The SEC has recently issued new rules to increase information and improve investor protections. Brokers are now prohibited from quoting a price for a penny stock unless the issuing company has publicly released its current financials.
So there is a movement towards transparency. Still, up-to-date and unbiased information on a penny stock can be hard to come by, and often no regulator is demanding or evaluating a company’s filing.
High risk of fraud
The lack of information and transparency is one reason that fraud is so common in the penny stock market.
One common scheme is called the “pump and dump.” Scammers purchase huge quantities of a stock and then share misleading information to make it attractive to other investors. In some cases, individuals even create fake shell companies that do not actually do any business or have any assets.
Believing that the stock is a good investment, investors buy shares, causing the price to rise. The scammers then sell off their shares, earning huge profits and causing the share price to collapse. Investors are then left holding worthless stocks.
As Brenda Hamilton, founder of Hamilton & Associates Law Group, previously told Business Insider: “If you look at some of these companies, it’s ridiculous. You have undisclosed promoters, you have bad actors, you have felons, you have securities violations. And investors don’t know about any of that.”

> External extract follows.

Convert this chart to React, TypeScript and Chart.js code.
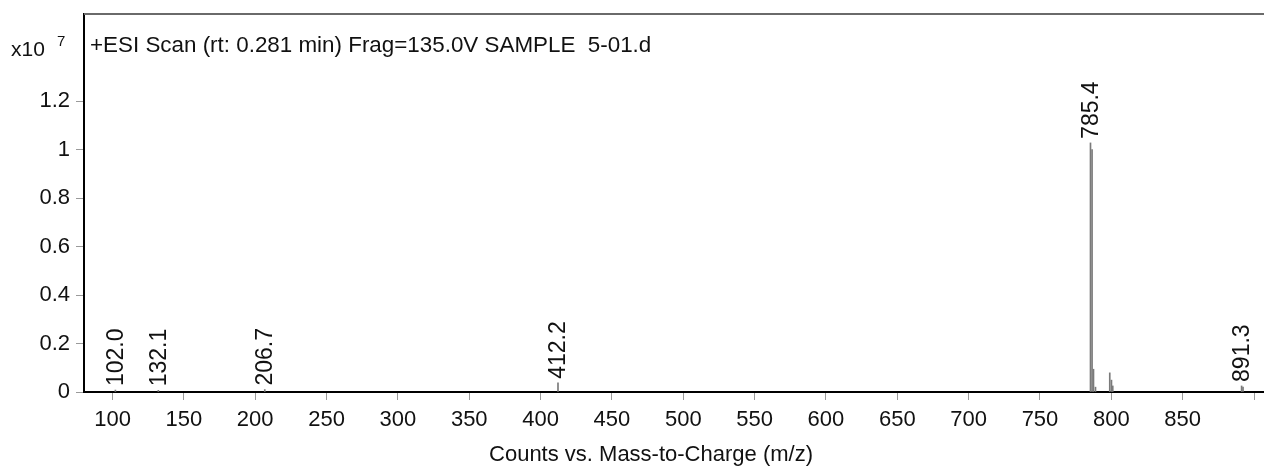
import React, { useEffect, useRef } from 'react';
import { Chart, registerables } from 'chart.js';
Chart.register(...registerables);

const FONT = "'Liberation Sans', Arial, sans-serif";

// m/z positions of the sticks and their intensities (x10^7 counts)
const mzValues = [102.0, 132.1, 206.7, 412.2, 785.4, 786.5, 787.5, 788.9, 798.9, 800.1, 801.0, 891.3, 892.3];
const intensities = [0.008, 0.007, 0.01, 0.038, 1.028, 1.0, 0.094, 0.02, 0.079, 0.049, 0.025, 0.025, 0.02];
// peaks annotated with their m/z
const labeledMz = [102.0, 132.1, 206.7, 412.2, 785.4, 891.3];

const titleText = '+ESI Scan (rt: 0.281 min) Frag=135.0V SAMPLE  5-01.d';
const xAxisTitle = 'Counts vs. Mass-to-Charge (m/z)';

const overlayPlugin = {
  id: 'overlay',
  afterDraw(chart: any) {
    const { ctx, chartArea, scales } = chart;
    const xs = scales.x;
    const ys = scales.y;
    ctx.save();
    // top frame line
    ctx.strokeStyle = '#6a6a6a';
    ctx.lineWidth = 2;
    ctx.beginPath();
    ctx.moveTo(chartArea.left, chartArea.top);
    ctx.lineTo(chart.width, chartArea.top);
    ctx.stroke();

    ctx.fillStyle = '#111';
    // title inside plot
    ctx.font = `22.4px ${FONT}`;
    ctx.textAlign = 'left';
    ctx.textBaseline = 'alphabetic';
    ctx.fillText(titleText, chartArea.left + 6, 52);
    // exponent label
    ctx.font = `21px ${FONT}`;
    ctx.fillText('x10', 11, 56);
    ctx.font = `15px ${FONT}`;
    ctx.fillText('7', 57, 46);

    // x axis title
    ctx.font = `22px ${FONT}`;
    ctx.textAlign = 'center';
    ctx.textBaseline = 'middle';
    ctx.fillText(xAxisTitle, 651, 455);

    // peak labels
    ctx.font = `23px ${FONT}`;
    ctx.textAlign = 'left';
    ctx.textBaseline = 'middle';
    labeledMz.forEach((mz) => {
      const i = mzValues.indexOf(mz);
      const px = xs.getPixelForValue(mz);
      const py = ys.getPixelForValue(intensities[i]);
      ctx.save();
      ctx.translate(px + 1, py - 4);
      ctx.rotate(-Math.PI / 2);
      ctx.fillText(mz.toFixed(1), 0, 0);
      ctx.restore();
    });
    ctx.restore();
  },
};

export default function App() {
  const ref = useRef<HTMLCanvasElement>(null);
  useEffect(() => {
    if (!ref.current) return;
    const chart = new Chart(ref.current, {
      type: 'bar',
      data: {
        datasets: [
          {
            data: mzValues.map((x, i) => ({ x, y: intensities[i] })),
            backgroundColor: '#7a7a7a',
            borderWidth: 0,
            barThickness: 1,
            grouped: false,
          } as any,
        ],
      },
      options: {
        responsive: false,
        animation: false,
        layout: { padding: { top: 14, left: 0, right: 0, bottom: 0 } },
        plugins: { legend: { display: false }, tooltip: { enabled: false }, title: { display: false } },
        scales: {
          x: {
            type: 'linear',
            min: 80,
            max: 907,
            offset: false,
            afterFit: (s: any) => {
              s.height = 77;
              s.paddingLeft = 0;
              s.paddingRight = 0;
            },
            afterBuildTicks: (s: any) => {
              s.ticks = s.ticks.filter((t: any) => t.value >= 100 && t.value % 50 === 0);
            },
            ticks: {
              stepSize: 50,
              includeBounds: false,
              autoSkip: false,
              maxRotation: 0,
              color: '#111',
              padding: 7,
              font: { size: 22, family: FONT },
              callback: (v: any) => (v >= 900 ? '' : String(v)),
            },
            grid: { display: true, offset: false, drawOnChartArea: false, drawTicks: true, tickLength: 8, color: '#9a9a9a', lineWidth: 1 },
            border: { display: true, color: '#000', width: 2 },
            title: { display: false },
          },
          y: {
            min: 0,
            max: 1.56,
            afterFit: (s: any) => {
              s.width = 84;
              s.paddingTop = 0;
              s.paddingBottom = 0;
            },
            afterBuildTicks: (s: any) => {
              s.ticks = s.ticks.filter((t: any) => t.value <= 1.2001);
            },
            ticks: {
              stepSize: 0.2,
              includeBounds: false,
              color: '#111',
              padding: 6,
              font: { size: 22, family: FONT },
              callback: (v: any) => String(Number(Number(v).toFixed(1))),
            },
            grid: { display: true, drawOnChartArea: false, drawTicks: true, tickLength: 8, color: '#9a9a9a', lineWidth: 1 },
            border: { display: true, color: '#000', width: 2 },
          },
        },
      } as any,
      plugins: [overlayPlugin],
    });
    return () => chart.destroy();
  }, []);
  return (
    <div style={{ position: 'absolute', left: 0, top: 0, width: 1264, height: 469, background: '#fff' }}>
      <canvas ref={ref} width={1264} height={469} style={{ width: 1264, height: 469 }} />
    </div>
  );
}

How to invest in penny stocks
If you’re still game to play penny stocks, bear these thoughts in mind:
- Only buy the best. Look for very high-quality companies with rock-solid balance sheets. Make sure you can find up-to-date financials or analyst reports so you can make well-informed decisions.
- Avoid “dark markets.” Companies trading on the large exchanges, like the NYSE and Nasdaq, have to follow strict regulations to be listed, as do those on the OTC Bulletin Board and the OTC Link LLC. But avoid other over-the-counter exchanges, like the OTC-QX, the OTC-QB, and the Pink OTC Markets. They’re commonly called “dark markets” because their lack of listing requirements attracts less legitimate companies that have a higher risk of fraud.

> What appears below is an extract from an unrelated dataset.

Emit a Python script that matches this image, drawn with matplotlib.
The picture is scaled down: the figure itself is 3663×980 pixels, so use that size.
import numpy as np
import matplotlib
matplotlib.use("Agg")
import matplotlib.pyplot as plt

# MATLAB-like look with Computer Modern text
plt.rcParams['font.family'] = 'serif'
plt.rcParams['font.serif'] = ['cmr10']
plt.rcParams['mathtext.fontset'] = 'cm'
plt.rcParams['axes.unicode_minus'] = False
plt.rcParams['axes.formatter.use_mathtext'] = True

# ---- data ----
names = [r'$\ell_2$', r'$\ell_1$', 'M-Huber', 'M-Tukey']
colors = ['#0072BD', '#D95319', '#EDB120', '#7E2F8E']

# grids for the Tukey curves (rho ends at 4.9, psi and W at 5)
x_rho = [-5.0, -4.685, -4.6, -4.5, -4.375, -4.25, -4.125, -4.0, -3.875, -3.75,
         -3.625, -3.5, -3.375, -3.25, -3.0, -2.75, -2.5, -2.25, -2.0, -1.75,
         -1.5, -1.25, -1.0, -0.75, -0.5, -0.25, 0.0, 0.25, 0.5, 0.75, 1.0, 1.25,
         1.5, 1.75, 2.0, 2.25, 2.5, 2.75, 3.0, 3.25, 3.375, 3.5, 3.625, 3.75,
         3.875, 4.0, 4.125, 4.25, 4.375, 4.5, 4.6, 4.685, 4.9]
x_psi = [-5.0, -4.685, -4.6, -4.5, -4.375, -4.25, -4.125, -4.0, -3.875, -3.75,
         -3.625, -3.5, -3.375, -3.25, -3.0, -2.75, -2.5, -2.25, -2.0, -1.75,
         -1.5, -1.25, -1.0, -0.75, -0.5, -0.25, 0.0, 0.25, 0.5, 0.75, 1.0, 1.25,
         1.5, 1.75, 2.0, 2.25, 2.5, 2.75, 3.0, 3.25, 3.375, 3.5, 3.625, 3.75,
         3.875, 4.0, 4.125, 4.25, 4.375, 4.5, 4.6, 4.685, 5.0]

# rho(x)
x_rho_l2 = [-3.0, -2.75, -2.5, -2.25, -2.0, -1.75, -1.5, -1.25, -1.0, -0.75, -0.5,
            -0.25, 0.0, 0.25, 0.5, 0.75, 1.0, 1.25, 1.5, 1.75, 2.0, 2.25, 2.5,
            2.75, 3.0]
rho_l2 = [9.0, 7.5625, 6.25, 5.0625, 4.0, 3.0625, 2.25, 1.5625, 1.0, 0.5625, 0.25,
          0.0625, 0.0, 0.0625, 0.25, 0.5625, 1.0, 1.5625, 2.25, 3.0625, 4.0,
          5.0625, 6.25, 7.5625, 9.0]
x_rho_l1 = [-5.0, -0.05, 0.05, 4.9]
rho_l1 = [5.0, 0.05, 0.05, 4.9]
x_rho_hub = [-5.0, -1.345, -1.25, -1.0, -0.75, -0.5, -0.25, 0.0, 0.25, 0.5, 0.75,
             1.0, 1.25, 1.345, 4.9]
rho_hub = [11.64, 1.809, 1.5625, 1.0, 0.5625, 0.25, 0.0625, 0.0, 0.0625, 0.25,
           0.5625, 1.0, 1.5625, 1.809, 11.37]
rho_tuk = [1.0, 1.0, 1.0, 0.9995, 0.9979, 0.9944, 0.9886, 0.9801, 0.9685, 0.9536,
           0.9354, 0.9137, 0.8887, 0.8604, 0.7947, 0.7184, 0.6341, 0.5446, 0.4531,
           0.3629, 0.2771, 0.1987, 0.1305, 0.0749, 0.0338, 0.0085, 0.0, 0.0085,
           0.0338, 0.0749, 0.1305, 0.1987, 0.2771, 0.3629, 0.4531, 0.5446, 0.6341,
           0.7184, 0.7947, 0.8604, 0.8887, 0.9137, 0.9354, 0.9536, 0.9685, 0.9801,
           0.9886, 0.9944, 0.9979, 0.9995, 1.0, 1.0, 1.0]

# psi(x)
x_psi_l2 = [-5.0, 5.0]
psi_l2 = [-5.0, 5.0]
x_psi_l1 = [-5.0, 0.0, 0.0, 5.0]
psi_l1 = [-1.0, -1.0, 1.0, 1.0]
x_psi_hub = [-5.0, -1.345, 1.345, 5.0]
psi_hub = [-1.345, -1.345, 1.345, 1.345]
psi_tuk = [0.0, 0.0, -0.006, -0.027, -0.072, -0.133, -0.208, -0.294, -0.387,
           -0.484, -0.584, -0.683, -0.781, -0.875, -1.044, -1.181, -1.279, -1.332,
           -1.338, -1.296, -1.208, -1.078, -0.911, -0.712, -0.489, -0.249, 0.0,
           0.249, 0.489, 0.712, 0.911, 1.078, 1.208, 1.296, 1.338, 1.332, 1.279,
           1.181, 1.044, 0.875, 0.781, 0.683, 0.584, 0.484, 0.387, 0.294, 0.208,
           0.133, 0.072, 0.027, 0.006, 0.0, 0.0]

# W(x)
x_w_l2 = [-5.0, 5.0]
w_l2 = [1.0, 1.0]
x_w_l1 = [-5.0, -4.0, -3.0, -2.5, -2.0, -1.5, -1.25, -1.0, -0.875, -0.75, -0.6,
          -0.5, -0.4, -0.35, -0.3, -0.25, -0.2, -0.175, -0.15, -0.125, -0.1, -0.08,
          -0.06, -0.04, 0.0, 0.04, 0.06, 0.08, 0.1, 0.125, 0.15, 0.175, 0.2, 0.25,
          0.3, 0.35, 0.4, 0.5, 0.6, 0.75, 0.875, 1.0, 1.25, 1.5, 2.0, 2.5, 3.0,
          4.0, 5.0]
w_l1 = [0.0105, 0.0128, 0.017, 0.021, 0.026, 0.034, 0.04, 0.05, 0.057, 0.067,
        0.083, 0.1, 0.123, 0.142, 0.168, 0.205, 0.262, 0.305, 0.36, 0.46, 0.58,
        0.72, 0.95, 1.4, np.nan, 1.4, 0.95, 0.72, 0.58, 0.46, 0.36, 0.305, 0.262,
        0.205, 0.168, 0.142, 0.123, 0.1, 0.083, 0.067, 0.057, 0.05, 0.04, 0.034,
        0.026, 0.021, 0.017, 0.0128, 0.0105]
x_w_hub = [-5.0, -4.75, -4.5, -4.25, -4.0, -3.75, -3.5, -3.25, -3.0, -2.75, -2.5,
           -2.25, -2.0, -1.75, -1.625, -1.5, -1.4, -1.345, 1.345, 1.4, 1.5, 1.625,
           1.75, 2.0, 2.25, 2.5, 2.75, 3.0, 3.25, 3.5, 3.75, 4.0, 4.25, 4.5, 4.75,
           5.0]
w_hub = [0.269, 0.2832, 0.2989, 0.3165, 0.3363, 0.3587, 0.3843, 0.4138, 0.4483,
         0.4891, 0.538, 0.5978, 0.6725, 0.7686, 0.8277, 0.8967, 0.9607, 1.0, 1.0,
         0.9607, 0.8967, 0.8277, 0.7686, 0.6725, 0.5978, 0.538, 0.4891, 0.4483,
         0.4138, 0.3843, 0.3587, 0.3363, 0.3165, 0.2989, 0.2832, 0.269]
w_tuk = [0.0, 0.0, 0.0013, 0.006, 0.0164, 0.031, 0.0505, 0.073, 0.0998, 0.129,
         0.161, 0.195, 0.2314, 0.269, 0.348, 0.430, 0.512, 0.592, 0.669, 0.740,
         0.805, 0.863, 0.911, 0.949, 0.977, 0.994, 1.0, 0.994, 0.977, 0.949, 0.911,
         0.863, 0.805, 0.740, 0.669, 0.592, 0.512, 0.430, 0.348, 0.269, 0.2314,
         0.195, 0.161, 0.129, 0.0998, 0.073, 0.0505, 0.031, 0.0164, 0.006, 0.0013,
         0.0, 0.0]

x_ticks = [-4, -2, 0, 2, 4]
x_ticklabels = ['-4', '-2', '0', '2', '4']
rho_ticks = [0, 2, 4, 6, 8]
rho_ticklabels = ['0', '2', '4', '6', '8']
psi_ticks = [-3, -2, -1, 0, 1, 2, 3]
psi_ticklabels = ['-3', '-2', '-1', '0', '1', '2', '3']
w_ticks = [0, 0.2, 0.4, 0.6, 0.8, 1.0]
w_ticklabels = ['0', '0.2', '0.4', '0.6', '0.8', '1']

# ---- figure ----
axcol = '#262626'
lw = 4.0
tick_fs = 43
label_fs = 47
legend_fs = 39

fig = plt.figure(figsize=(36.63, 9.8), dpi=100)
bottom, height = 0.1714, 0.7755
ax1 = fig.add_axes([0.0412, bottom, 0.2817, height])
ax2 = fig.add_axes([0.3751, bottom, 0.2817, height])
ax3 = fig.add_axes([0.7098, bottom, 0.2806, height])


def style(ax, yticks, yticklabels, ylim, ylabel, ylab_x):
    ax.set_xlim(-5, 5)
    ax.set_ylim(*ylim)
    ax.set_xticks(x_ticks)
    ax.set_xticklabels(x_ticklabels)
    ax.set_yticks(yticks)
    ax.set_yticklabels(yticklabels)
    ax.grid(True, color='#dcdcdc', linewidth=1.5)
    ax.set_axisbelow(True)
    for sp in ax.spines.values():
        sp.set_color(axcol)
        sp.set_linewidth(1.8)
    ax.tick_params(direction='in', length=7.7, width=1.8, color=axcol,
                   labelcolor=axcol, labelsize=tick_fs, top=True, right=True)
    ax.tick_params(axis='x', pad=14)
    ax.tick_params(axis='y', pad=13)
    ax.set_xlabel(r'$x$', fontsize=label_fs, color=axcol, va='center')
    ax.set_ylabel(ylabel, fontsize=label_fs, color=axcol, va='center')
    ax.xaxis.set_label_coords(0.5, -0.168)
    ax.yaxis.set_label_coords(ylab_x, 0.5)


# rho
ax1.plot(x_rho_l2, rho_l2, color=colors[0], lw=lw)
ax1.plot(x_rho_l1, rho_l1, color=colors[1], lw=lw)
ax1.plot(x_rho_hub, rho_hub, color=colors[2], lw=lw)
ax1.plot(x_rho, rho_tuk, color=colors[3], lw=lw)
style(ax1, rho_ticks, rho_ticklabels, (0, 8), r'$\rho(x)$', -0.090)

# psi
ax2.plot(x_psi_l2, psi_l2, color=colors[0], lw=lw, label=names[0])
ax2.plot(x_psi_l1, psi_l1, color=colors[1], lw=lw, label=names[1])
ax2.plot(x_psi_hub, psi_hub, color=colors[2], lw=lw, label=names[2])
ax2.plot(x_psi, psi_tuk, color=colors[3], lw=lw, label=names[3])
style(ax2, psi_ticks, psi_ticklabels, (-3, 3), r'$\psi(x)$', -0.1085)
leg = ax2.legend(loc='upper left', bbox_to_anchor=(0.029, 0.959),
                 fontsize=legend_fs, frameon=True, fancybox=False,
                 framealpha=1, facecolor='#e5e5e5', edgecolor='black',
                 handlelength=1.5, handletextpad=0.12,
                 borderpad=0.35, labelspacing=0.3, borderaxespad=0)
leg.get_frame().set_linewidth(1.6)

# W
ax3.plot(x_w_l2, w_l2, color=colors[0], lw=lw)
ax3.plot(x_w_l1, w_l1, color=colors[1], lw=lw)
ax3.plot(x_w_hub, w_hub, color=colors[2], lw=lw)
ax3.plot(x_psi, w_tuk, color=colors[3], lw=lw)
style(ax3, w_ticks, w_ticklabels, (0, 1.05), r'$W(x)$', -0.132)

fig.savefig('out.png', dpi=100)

- Use established stock brokers. Make sure any broker that you use follows the SEC’s rules. They should be willing to provide you with written research about the investments they’re promoting.
- Do your own research. The way to avoid scams is to research companies thoroughly. Don’t trust unsolicited emails, chatrooms, or cold calls. Instead, contact your state securities regulator or the SEC to get accurate information about a company you’re interested in.

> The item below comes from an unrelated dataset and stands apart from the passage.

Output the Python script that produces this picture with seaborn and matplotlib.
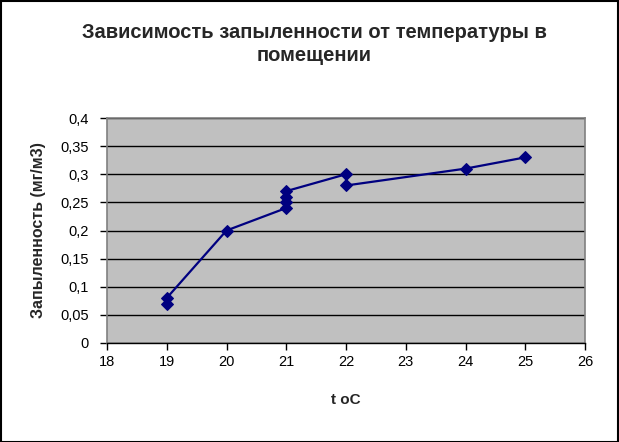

- Only invest what you can afford to lose. Don’t put all your (nest) eggs in the penny stock basket. It can be a good play with your “fun money,” but this isn’t the place to invest your retirement savings.
The financial takeaway
Trading in penny stocks is not for the faint of heart. Successful investors tend to be experienced and have a sophisticated understanding of the field.
They’ve often developed comprehensive methods of analysis to be able to distinguish between a good deal and a scam. And they can devote a lot of time to trading and watching the fast-moving market.
If you’re new to investing, trading penny stocks is probably not the right place to start. But if you’re confident that you understand the risks, that you can find an honest broker, and that you’re able to spot a legitimate but undervalued company, it could work for you.
You might even find the next Amazon.